Halliburton software used to safely extend production interval for operatorDownload PDF
Improve bottomhole pressure control during MPC operation in Utica Shale
United States - Ohio / Utica Shale
Halliburton’s Managed Pressure Services (MPS) team successfully completed its first autonomous managed pressure cementing (MPC) operation in the Utica Shale using a proprietary software service new to the industry. By integrating measured flow rate and fluid densities from the cement unit into a real-time hydraulic model, the MPS team effectively performed autonomous MPC operations. This innovative application allowed the operator to safely extend the production interval while reducing risk to personnel and the environment. Operational flexibility improved as a result, and real-time data provided to the rig team enhanced visibility, allowing proactive adjustment and optimization of the cementing program. This flexibility also reduced complex pre job contingency engineering necessary with premodeled pumping schedules customary to conventional techniques.
Upon completion, the operator chose to extend its partnership with Halliburton. The successful execution of this novel automated MPC service adds to an increasingly elevated service portfolio.
The Utica Shale has been called the natural gas giant below the Marcellus. While capable of producing large amounts of natural gas, natural gas liquid, and crude oil, this basin has historically been economically difficult to develop. The depth of this shale combined with pore pressure uncertainty and pressurized fractures culminate in drilling challenges that often result in costly nonproductive time (NPT). Employing conventional drilling techniques to address these challenges has led to large influxes and poor wellbore stability, significantly increasing operational risk.
MPC is currently a primarily manual process, heavily reliant on user configuration and interaction for safe execution. With multiple fluids of various densities being pumped in sequential order, MPC operations have traditionally relied on pre-engineered pressure ramp schedules where surface back pressure (SBP) is adjusted based on the volume pumped from the cement unit. These pre-engineered plans are error-prone, because the accuracy of the BHP control is completely dependent on the preplanned pumping schedule and proper communication between all parties throughout the operation. Discrepancies in density or volume of fluid pumped, pump time, and the rate at which fluid is pumped all affect the pressure schedule, which is not easily adjusted during real-time operations. Any error during the execution of these manual processes can result in poor bottomhole pressure control and increased risk of influx during a time when it is extremely difficult to detect.
Halliburton successfully integrated measured fluid data from the cement pump into a real-time hydraulic model. Using this data ensured that the hydraulic model performed calculations based on actual well conditions, not a premodeled plan. With the measured pump rate and fluid density readings from the cement pump’s advanced meter, the hydraulic model accurately tracked actual mud density throughout the annulus. This data was automatically input into the software and eliminated all manual entry usually necessary during each stage of cementing.
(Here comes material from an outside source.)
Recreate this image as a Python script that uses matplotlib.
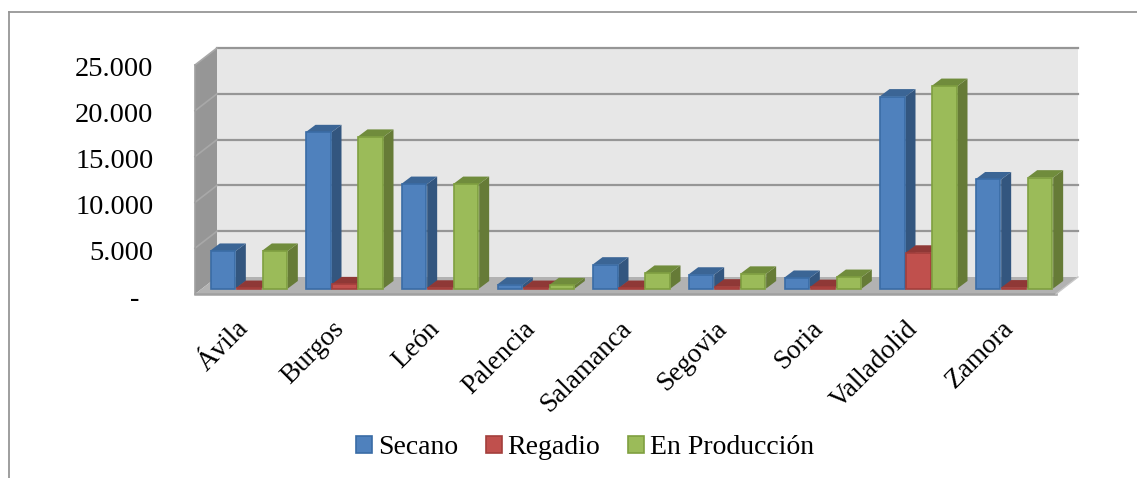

This advanced automation allowed Halliburton software to operate completely autonomously without any user input, configuration, or interaction throughout the entirety of cementing operations. Removing manual interaction eliminated risks associated with poor communication amongst the rig team, third-party cementers, and the MPD team. Using the software to calculate results in real time with actual data reduced potential risks associated with poor pressure management. This risk reduction allowed the operator to complete MPC operations using a statically underbalanced fluid and successfully extend the drilling window.